** BEGIN Source material **

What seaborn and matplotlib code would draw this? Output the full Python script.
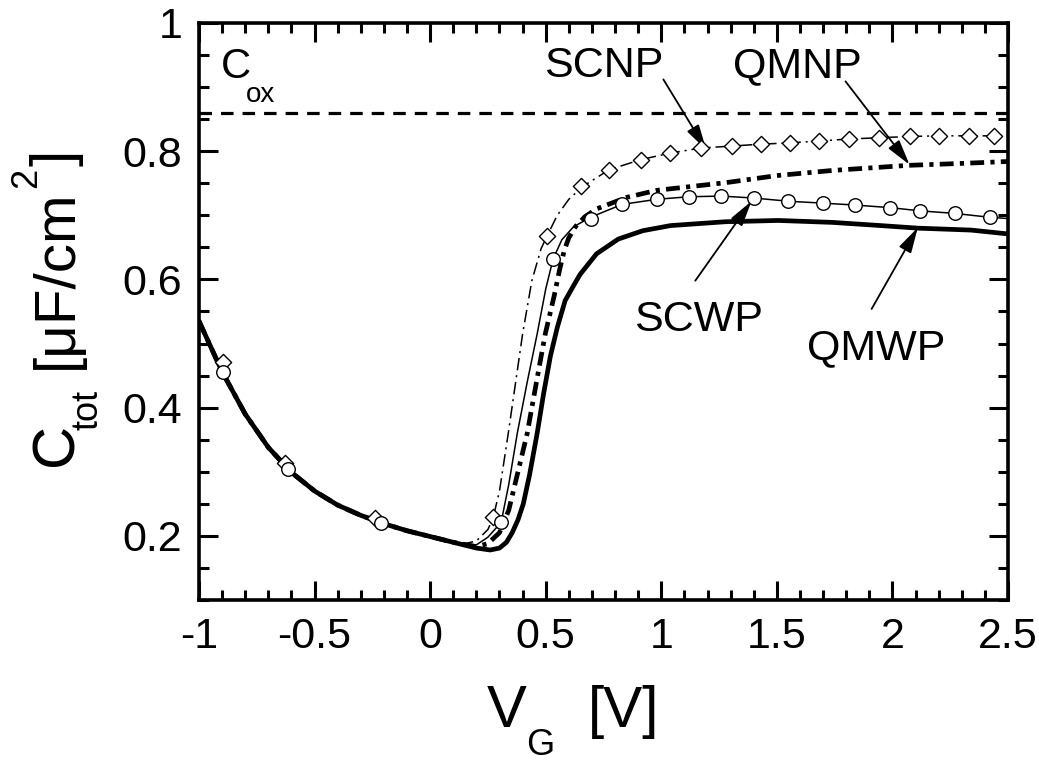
import matplotlib
matplotlib.use("Agg")
import matplotlib.pyplot as plt
import seaborn as sns
from matplotlib.ticker import FixedLocator, MultipleLocator, FixedFormatter

# --- data (VG in V, C in uF/cm^2) ---
# depletion branch shared by all four models
vg_left = [-1.0, -0.9, -0.8, -0.7, -0.6, -0.5, -0.4, -0.3, -0.2, -0.1, 0.0, 0.1]
c_left = [0.535, 0.456, 0.39, 0.338, 0.299, 0.27, 0.248, 0.232, 0.219, 0.208, 0.199, 0.19]

vg_scnp = [0.15, 0.2, 0.25, 0.273, 0.30, 0.338, 0.37, 0.40, 0.44, 0.48, 0.506, 0.55, 0.6,
           0.66, 0.774, 0.912, 1.039, 1.17, 1.304, 1.43, 1.556, 1.684, 1.81, 1.94, 2.076,
           2.2, 2.33, 2.44, 2.5]
c_scnp = [0.188, 0.192, 0.21, 0.229, 0.27, 0.36, 0.44, 0.515, 0.598, 0.648, 0.668, 0.70, 0.725,
          0.745, 0.771, 0.787, 0.797, 0.805, 0.808, 0.811, 0.813, 0.816, 0.819, 0.821, 0.823,
          0.824, 0.824, 0.824, 0.825]

vg_qmnp = [0.2, 0.25, 0.3, 0.34, 0.38, 0.42, 0.46, 0.498, 0.537, 0.56, 0.58, 0.6, 0.63, 0.67,
           0.72, 0.85, 0.98, 1.28, 1.5, 1.74, 2.07, 2.3, 2.5]
c_qmnp = [0.183, 0.188, 0.205, 0.24, 0.30, 0.36, 0.44, 0.515, 0.575, 0.615, 0.645, 0.665, 0.683,
          0.698, 0.71, 0.728, 0.739, 0.751, 0.762, 0.77, 0.778, 0.781, 0.784]

vg_scwp = [0.15, 0.2, 0.25, 0.307, 0.34, 0.377, 0.42, 0.463, 0.50, 0.532, 0.57, 0.62, 0.694,
           0.83, 0.98, 1.12, 1.26, 1.40, 1.55, 1.70, 1.84, 1.99, 2.12, 2.27, 2.42, 2.5]
c_scwp = [0.188, 0.186, 0.198, 0.221, 0.28, 0.36, 0.44, 0.515, 0.585, 0.632, 0.662, 0.682, 0.697,
          0.717, 0.725, 0.729, 0.73, 0.727, 0.722, 0.719, 0.716, 0.712, 0.707, 0.703, 0.697, 0.695]

vg_qmwp = [0.2, 0.26, 0.30, 0.33, 0.355, 0.38, 0.403, 0.43, 0.463, 0.49, 0.52, 0.55, 0.584, 0.62,
           0.649, 0.72, 0.814, 0.92, 1.04, 1.277, 1.506, 1.74, 1.95, 2.11, 2.34, 2.5]
c_qmwp = [0.181, 0.178, 0.181, 0.19, 0.205, 0.225, 0.25, 0.295, 0.36, 0.42, 0.48, 0.525, 0.567,
          0.59, 0.608, 0.64, 0.663, 0.676, 0.684, 0.69, 0.692, 0.689, 0.684, 0.68, 0.677, 0.671]

# symbols
vg_diamonds = [-0.896, -0.628, -0.238, 0.273, 0.506, 0.652, 0.774, 0.912, 1.039, 1.17, 1.304,
               1.43, 1.556, 1.684, 1.81, 1.94, 2.076, 2.2, 2.33, 2.44]
c_diamonds = [0.472, 0.313, 0.228, 0.229, 0.668, 0.746, 0.771, 0.787, 0.797, 0.805, 0.808,
              0.811, 0.813, 0.816, 0.819, 0.821, 0.823, 0.824, 0.824, 0.824]
vg_circles = [-0.896, -0.615, -0.212, 0.307, 0.532, 0.694, 0.83, 0.98, 1.12, 1.26, 1.40, 1.55,
              1.70, 1.84, 1.99, 2.12, 2.27, 2.42]
c_circles = [0.455, 0.304, 0.220, 0.221, 0.632, 0.695, 0.717, 0.725, 0.729, 0.73, 0.727, 0.722,
             0.719, 0.716, 0.712, 0.707, 0.703, 0.697]

c_ox = 0.86

# labels and arrows: (text, text x, text y, arrow start, arrow tip)
labels = [
    ("SCNP", 0.749, 0.916, (1.009, 0.912), (1.195, 0.802)),
    ("QMNP", 1.589, 0.916, (1.797, 0.909), (2.074, 0.779)),
    ("SCWP", 1.160, 0.520, (1.147, 0.598), (1.390, 0.722)),
    ("QMWP", 1.931, 0.476, (1.910, 0.554), (2.110, 0.681)),
]

x_ticks = [-1, -0.5, 0, 0.5, 1, 1.5, 2, 2.5]
x_ticklabels = ["-1", "-0.5", "0", "0.5", "1", "1.5", "2", "2.5"]
y_ticks = [0.2, 0.4, 0.6, 0.8, 1.0]
y_ticklabels = ["0.2", "0.4", "0.6", "0.8", "1"]

# --- style ---
sns.set_style("ticks")
plt.rcParams["font.family"] = ["Liberation Sans", "DejaVu Sans"]
plt.rcParams["lines.scale_dashes"] = False
for key in ["text.color", "axes.labelcolor", "xtick.color", "ytick.color", "axes.edgecolor"]:
    plt.rcParams[key] = "black"

W, H = 1039, 763
fig = plt.figure(figsize=(W / 100, H / 100), dpi=100)
ax = fig.add_axes([199 / W, 163 / H, 809 / W, 577 / H])

# oxide capacitance
ax.axhline(c_ox, color="k", lw=2.3, linestyle=(0, (9, 6.5)), zorder=2)

# curves
sns.lineplot(x=vg_left + vg_qmwp, y=c_left + c_qmwp, sort=False, color="k", lw=3.4, ax=ax, zorder=3)
sns.lineplot(x=vg_left + vg_qmnp, y=c_left + c_qmnp, sort=False, color="k", lw=3.4,
             linestyle=(0, (10, 4.5, 3, 4.5)), ax=ax, zorder=3)
sns.lineplot(x=vg_left + vg_scwp, y=c_left + c_scwp, sort=False, color="k", lw=1.1, ax=ax, zorder=3)
sns.lineplot(x=vg_left + vg_scnp, y=c_left + c_scnp, sort=False, color="k", lw=1.1,
             linestyle=(0, (9, 3.5, 1.5, 3.5)), ax=ax, zorder=3)

# symbols
sns.scatterplot(x=vg_diamonds, y=c_diamonds, marker="D", s=68, facecolor="white",
                edgecolor="k", linewidth=1.0, ax=ax, zorder=4)
sns.scatterplot(x=vg_circles, y=c_circles, marker="o", s=95, facecolor="white",
                edgecolor="k", linewidth=1.0, ax=ax, zorder=5)

# annotations
for name, tx, ty, start, tip in labels:
    ax.text(tx, ty, name, fontsize=31, ha="center", va="baseline")
    ax.annotate("", xy=tip, xytext=start,
                arrowprops=dict(arrowstyle="-|>,head_length=0.6,head_width=0.16", color="k",
                                lw=1.3, mutation_scale=26, shrinkA=0, shrinkB=0))

# axes
ax.set_xlim(-1, 2.5)
ax.set_ylim(0.1, 1.0)
ax.xaxis.set_major_locator(FixedLocator(x_ticks))
ax.xaxis.set_major_formatter(FixedFormatter(x_ticklabels))
ax.xaxis.set_minor_locator(MultipleLocator(0.1))
ax.yaxis.set_major_locator(FixedLocator(y_ticks))
ax.yaxis.set_major_formatter(FixedFormatter(y_ticklabels))
ax.yaxis.set_minor_locator(MultipleLocator(0.05))
ax.tick_params(which="both", direction="in", top=True, right=True, width=2.2, color="k",
               labelcolor="k")
ax.tick_params(which="major", length=14, labelsize=31, pad=12)
ax.tick_params(which="minor", length=7)
for sp in ax.spines.values():
    sp.set_linewidth(2.6)
    sp.set_color("k")
ax.set_xlabel("")
ax.set_ylabel("")


def put(s, x, y, size, rot=0):
    # place a text piece at pixel position (x from left, y from top), baseline anchored
    fig.text(x / W, 1 - y / H, s, fontsize=size, ha="left", va="baseline",
             rotation=rot, rotation_mode="anchor", color="k")


# C_ox label
put("C", 221, 78, 30)
put("ox", 246, 102, 20)

# x label: V_G [V]
put("V", 487, 727, 43)
put("G", 526, 755, 26)
put("[V]", 588, 727, 42)

# y label: C_tot [uF/cm^2], rotated
put("C", 72, 466, 43, rot=90)
put("tot", 98, 430, 26, rot=90)
put("[\u03bcF/cm", 72, 369, 42, rot=90)
put("2", 36, 188, 26, rot=90)
put("]", 72, 166, 42, rot=90)

fig.savefig("out.png", dpi=100)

** END Source material **

Exercise task:
Reproduce the material above exactly, first line through the line that contains "0.208, 0.199, 0.19]", minus the pictures.

Solved problem:
What seaborn and matplotlib code would draw this? Output the full Python script.
import matplotlib
matplotlib.use("Agg")
import matplotlib.pyplot as plt
import seaborn as sns
from matplotlib.ticker import FixedLocator, MultipleLocator, FixedFormatter

# --- data (VG in V, C in uF/cm^2) ---
# depletion branch shared by all four models
vg_left = [-1.0, -0.9, -0.8, -0.7, -0.6, -0.5, -0.4, -0.3, -0.2, -0.1, 0.0, 0.1]
c_left = [0.535, 0.456, 0.39, 0.338, 0.299, 0.27, 0.248, 0.232, 0.219, 0.208, 0.199, 0.19]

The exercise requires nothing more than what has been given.